Kulak vermek sessizliğe alan açmak demek. Yavaşlığa. Sükunete.

*
Sax ile klarnet de öyleler. Birbirlerine kulak kesiliyor, alan açıyor, birlikte akıyor, çakışıyor, zıtlaşıyorlar. Sadece ikisi. Artmaz ama yeter.

*
San Francisco’da yaşayan üç genç girişimci bir dopamin perhizi geliştirmiş. İsim yanıltıcı diyorlar; dopamin işin sonu, aslında uyaran perhizi bu. Telefon, tablet, bilgisayar, tv vb. yoluyla maruz kaldığımız uyaran bombardımanı öyle sarhoş edici ki uyarım eşiğimizi yükselttikçe yükseltiyor. Madde bağımlılığında olan burada da oluyor. Dozun durmadan sıklaşıp yoğunlaşması lazım ki eşiğin altında derinleşen o boşlukta yok olup gitmeyelim -bağımlının kafasının bir köşesinde bunun korkusu yok mudur? Sanki dipsiz, karanlık bir boşluk seni ham etmek için dev ağzını açmıştır. O telaşla telefonunu dürtükler, müziği açar, bir sigara daha yakar, kendini insanlar arasına atarsın.

*
Mind Like River albümünün bir parçası Contemplating.

Zırt diye bir sonuca varmadan, varılmış sonuçlarla soluğu kesilmeden düşünmek. İzlemek daha çok. Söz kesmeden, maymun gibi daldan dala atlamadan.

*
Uyaran salağı olmanın belki en kötü tarafı, karşımdakinden geçtim, kendime yabancılaşmak. Durup alan açmaz, kulak vermez, zaman tanımazsan kime, neye, nasıl yaklaşabilirsin ki? Hep bir ağızdan ötüşür, teğet geçer gideriz öylece. (Sonra da serbest doğaçlamadan nefret ederiz değil mi? Oysa bunda şu perişan, kulaksız kafalarımızın sese doğrudan bir tercümesini de bulmak nasıl da mümkün.)

*
Noises, Sounds and Sweet Airs

Şeker ya da yağ (salça) damak eşiğini nasıl yükseltirse, kesintisiz uyaran da algıya onu yapıyor. Eşik çoktan toksik bir hal alırken altı ölümüne yavan geliyor.

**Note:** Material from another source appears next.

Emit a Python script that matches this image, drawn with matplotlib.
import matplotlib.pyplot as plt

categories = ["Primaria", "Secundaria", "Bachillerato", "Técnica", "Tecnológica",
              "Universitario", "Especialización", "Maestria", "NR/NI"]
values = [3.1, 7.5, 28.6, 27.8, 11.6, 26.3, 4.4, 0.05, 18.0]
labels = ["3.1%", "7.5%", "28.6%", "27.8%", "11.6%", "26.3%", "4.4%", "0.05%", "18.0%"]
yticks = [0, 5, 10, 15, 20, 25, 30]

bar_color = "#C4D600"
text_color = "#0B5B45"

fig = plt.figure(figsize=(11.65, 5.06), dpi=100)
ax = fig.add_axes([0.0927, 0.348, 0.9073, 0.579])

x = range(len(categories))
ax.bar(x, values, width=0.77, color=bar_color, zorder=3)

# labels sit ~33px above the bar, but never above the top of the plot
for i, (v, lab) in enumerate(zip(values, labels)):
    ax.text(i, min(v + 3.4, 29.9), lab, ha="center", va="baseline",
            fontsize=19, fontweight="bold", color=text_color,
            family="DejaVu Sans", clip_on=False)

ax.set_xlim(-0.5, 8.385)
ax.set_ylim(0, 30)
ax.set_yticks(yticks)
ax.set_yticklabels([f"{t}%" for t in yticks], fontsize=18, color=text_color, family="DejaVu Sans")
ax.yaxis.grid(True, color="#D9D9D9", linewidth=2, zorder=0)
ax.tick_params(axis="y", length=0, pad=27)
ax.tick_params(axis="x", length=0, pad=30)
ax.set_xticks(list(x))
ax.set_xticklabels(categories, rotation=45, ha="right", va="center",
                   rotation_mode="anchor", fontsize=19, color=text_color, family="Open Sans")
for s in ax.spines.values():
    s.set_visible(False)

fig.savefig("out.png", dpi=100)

San Francisco’lu gençlerin dopamin perhizi benim de kaç kez sınadığım, sonuç veren basit fikre dayalı: Bağımlılık davranışını kes. Algı/tatmin eşiğin normale dönsün. Sonra bir daha bak bakalım yavan ne, sıkıcı ne, sessizlik ne?

Ve dahi kaygı, endişe?

Boşluk ve karanlık?

*
Wild Waves Whist

Damağını geri al. Sadeliğin tadını.

Paçavraya dönmüş dikkatini geri al. Yekpareleşsin, soluğu uzasın.

Asıl tatmin yolun o. Saatlerini verdiğin aptal saptal hayvan videoları, ıvır zıvır, o ne dedi bu daha daha ne söyledi bahanesiyle yapıştığın ekranlar değil.

*
3D in the Dark



Zihin gerçekten su gibi.

Bazen buharlaşıyor

Bazen akıyor

Bazen maskara kalıplara doldurulup donduruluyor

Bazen de ne var ne yoksa önüne kattığı gibi sel olup gidiyor.

Çağıldaması can katıcı.

Akıştan kopup yeşil kaymaklar bağladığında ise kokusundan yanına yaklaşılmıyor.